It is no exaggeration to assert that throughout much of the Cold War, France seemed almost as determined as the Soviet Union was to keep America’s military power in check.
This is why it came as such a surprise when France enlisted in President George W. Bush’s coalition of the willing to invade Afghanistan to avenge the al-Qaeda attacks of 9/11. It is also noteworthy that France followed up its participation in this coalition by rejoining the U.S.-dominated NATO just last year – after a 43-year estrangement.
These two developments signaled its intent to formally give up the Gallic notion of leading a European military organization to counter America’s unrivaled military power in the aftermath of the Cold War. Now it is arguable that this tortured Franco-American military alliance has come full circle – with France becoming the first nation to join the U.S. in formally declaring war on terrorism:
We are at war with al-Qaida.
(French Prime Minister Francois Fillon, Associated Press, July 27, 2010)

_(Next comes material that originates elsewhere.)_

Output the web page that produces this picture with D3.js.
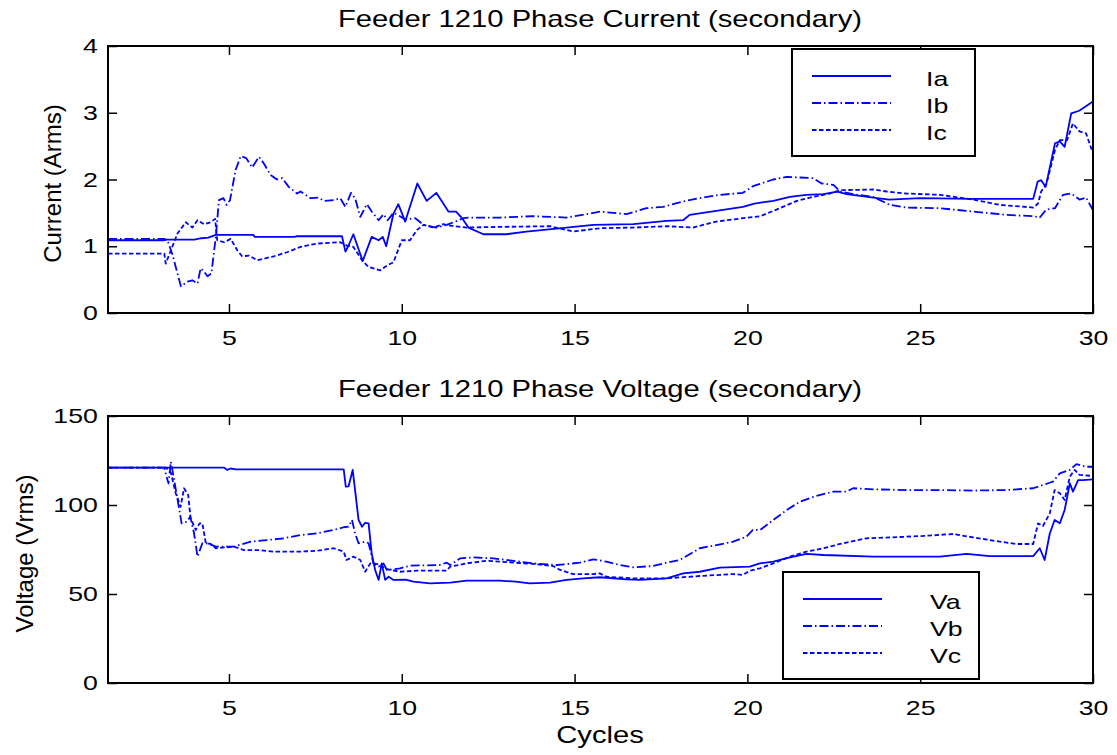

Interestingly enough, though, it did not take a 9/11-style terrorist attack, or one similar to the 7/7 attack in London, or even a terrorist attack on French soil to incite this declaration of war.
Instead, all it took was the kidnapping (in late-April) and subsequent killing of a French humanitarian worker by al-Qaeda cohorts in Northwest Africa (Mali).
And France is putting its military where its mouth is. Because less than 24 hours after President Nicolas Sarkozy vowed that the killers will “not go unpunished,” France launched the kind of retaliatory strikes at the suspected base camp of those responsible that America has been launching at al-Qaeda base camps in Pakistan for years….
It’s important to make that kind of announcement. I think it’s made of the same stuff as former U.S. President George W. Bush’s tough line on al-Qaida.
(Associated Press quoting Francois Gere, head of the French Institute of Strategic Analysis, July 27, 2010)
Welcome to the fight France. Just don’t repeat the U.S. mistake of conflating your right to launch strategic military strikes in defense of your country with some moral obligation to build al-Qaeda’s North African base camps into a thriving democracy.